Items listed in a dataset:
-=-=-=-=-
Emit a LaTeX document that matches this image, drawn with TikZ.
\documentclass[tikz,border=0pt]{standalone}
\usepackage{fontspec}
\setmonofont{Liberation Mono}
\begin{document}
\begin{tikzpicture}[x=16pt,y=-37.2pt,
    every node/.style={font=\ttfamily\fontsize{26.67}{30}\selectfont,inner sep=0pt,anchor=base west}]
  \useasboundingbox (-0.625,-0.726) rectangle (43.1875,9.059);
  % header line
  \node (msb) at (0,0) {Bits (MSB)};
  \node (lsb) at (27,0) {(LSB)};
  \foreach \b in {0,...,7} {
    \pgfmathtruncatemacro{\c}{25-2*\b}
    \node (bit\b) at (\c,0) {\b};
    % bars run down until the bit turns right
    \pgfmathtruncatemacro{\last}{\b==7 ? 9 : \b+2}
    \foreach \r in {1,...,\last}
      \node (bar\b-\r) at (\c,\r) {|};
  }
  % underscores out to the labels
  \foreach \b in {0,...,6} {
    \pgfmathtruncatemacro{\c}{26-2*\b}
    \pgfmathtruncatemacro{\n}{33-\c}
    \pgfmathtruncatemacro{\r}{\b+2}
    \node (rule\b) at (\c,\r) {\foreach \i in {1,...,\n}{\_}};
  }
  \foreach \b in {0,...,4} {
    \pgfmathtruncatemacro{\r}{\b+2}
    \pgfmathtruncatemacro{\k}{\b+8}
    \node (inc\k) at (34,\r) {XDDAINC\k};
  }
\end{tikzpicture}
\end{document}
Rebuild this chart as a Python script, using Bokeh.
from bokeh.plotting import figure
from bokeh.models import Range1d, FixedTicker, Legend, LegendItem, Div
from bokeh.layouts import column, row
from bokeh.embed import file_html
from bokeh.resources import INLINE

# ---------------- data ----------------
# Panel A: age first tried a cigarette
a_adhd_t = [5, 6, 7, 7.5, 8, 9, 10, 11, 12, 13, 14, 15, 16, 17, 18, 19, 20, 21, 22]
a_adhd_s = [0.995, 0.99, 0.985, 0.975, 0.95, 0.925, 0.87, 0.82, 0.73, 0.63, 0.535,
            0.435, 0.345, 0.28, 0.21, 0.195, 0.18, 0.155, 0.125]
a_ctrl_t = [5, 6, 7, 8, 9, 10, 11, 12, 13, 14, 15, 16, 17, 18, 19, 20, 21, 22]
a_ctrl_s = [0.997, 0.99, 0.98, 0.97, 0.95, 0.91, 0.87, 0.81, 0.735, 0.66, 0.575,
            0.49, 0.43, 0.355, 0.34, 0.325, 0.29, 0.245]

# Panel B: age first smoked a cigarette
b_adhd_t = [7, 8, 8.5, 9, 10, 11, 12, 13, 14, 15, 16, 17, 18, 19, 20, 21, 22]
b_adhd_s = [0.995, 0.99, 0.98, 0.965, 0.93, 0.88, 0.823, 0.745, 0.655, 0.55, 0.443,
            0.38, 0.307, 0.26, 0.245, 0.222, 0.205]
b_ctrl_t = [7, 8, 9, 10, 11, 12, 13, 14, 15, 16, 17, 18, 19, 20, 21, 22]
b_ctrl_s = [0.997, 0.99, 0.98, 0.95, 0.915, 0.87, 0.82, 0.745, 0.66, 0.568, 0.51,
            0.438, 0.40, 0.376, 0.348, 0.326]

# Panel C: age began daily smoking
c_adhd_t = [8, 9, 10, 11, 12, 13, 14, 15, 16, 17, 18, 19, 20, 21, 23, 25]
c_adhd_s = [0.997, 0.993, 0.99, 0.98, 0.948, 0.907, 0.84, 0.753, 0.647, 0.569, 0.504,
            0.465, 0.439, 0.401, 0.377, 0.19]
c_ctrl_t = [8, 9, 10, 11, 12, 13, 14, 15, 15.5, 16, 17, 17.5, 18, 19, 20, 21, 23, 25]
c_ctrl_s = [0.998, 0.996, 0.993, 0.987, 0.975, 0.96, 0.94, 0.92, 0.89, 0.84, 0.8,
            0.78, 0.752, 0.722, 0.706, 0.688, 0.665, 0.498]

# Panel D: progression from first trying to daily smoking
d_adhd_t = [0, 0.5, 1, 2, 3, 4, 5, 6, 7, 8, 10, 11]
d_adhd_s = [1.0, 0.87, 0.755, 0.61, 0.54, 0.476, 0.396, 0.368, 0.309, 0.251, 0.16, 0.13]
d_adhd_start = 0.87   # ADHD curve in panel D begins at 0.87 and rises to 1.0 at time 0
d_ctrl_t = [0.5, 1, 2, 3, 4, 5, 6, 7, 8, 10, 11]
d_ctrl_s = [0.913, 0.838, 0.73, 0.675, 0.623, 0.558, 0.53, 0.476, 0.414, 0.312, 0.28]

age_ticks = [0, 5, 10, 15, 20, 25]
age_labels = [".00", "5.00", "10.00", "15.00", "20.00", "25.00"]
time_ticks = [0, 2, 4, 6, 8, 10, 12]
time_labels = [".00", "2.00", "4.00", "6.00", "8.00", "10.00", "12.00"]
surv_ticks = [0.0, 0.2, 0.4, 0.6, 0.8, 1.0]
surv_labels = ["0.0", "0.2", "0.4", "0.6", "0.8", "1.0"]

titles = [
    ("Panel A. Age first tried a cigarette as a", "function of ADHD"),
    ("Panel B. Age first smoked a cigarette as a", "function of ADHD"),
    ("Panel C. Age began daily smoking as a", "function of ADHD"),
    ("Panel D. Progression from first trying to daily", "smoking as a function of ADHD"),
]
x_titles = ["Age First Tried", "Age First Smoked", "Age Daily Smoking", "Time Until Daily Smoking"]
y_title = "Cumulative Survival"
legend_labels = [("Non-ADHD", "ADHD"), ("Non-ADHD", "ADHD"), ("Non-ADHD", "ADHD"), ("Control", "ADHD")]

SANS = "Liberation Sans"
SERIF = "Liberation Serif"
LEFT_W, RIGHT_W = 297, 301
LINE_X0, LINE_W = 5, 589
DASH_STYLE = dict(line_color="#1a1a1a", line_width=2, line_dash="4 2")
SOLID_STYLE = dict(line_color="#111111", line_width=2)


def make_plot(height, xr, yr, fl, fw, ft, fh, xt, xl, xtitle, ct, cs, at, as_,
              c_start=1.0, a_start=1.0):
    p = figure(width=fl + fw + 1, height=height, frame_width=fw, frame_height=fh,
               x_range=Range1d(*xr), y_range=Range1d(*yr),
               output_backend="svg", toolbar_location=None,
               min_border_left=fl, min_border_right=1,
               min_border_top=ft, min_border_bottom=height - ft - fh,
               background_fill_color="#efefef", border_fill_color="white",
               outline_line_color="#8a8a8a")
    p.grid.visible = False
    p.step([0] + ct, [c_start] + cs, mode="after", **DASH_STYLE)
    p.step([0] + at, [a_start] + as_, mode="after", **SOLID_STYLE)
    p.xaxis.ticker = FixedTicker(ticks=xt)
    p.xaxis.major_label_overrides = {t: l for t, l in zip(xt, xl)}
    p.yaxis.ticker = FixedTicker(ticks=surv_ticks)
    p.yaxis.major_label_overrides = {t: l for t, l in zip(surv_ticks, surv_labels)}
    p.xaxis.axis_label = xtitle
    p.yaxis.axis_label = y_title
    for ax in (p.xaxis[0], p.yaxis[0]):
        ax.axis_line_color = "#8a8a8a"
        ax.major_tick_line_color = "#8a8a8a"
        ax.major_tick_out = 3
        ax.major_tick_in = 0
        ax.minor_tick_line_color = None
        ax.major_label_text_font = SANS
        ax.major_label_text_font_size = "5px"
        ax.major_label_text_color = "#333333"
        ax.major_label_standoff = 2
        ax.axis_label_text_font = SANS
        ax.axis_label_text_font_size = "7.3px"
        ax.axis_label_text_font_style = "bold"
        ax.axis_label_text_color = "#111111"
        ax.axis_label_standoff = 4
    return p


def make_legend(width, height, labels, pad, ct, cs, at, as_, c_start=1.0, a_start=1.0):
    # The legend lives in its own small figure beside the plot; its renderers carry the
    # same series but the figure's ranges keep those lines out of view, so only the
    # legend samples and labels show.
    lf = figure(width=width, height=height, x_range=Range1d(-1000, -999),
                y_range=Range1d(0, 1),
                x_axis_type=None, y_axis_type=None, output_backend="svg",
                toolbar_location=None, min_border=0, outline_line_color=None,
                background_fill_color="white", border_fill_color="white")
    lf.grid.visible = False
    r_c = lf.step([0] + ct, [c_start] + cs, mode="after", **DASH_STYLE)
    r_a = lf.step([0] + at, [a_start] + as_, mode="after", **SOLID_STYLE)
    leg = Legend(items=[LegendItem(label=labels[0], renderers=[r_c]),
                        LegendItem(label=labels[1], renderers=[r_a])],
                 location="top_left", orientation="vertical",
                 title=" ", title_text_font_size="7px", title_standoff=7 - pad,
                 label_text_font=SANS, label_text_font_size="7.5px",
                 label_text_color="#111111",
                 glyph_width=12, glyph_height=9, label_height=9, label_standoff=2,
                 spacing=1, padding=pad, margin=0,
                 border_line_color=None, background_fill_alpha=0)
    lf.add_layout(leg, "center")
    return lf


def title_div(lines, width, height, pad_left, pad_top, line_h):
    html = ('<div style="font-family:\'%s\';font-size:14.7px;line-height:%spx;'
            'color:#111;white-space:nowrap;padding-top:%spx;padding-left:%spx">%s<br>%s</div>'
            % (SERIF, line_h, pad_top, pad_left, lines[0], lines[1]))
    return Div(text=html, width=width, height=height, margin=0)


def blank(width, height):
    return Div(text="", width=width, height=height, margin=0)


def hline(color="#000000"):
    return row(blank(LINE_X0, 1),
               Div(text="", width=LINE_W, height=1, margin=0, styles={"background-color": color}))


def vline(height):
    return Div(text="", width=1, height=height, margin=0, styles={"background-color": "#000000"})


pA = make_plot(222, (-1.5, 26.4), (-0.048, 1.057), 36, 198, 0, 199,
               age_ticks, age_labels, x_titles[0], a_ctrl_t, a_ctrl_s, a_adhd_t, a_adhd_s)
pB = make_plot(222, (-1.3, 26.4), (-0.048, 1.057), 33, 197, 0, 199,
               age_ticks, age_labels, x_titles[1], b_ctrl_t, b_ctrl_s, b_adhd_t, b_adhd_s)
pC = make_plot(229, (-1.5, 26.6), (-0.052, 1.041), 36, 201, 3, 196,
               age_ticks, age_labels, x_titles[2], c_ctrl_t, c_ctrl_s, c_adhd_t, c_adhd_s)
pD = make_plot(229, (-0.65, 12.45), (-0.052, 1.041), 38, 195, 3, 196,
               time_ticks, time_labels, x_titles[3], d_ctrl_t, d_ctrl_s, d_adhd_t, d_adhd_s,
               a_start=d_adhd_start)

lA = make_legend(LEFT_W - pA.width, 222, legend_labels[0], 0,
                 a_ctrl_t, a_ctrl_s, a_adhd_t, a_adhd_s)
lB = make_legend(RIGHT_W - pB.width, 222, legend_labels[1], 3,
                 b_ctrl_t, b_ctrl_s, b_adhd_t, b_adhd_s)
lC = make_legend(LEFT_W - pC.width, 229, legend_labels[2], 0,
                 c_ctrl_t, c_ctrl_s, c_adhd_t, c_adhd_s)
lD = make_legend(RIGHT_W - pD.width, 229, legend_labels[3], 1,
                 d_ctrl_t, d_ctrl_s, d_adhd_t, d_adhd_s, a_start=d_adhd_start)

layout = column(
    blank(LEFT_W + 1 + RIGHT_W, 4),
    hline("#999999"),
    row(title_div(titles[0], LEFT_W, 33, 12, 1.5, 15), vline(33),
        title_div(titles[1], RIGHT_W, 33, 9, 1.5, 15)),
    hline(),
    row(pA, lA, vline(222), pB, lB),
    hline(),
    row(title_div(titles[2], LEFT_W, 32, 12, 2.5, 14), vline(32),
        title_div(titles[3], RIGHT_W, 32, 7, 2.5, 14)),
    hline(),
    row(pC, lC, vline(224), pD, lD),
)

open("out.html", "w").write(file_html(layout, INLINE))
-=-=-=-=-
=== Work to be completed ===
In the data above, tally the lines holding "this" and answer with the figure only.

=== Response below ===
2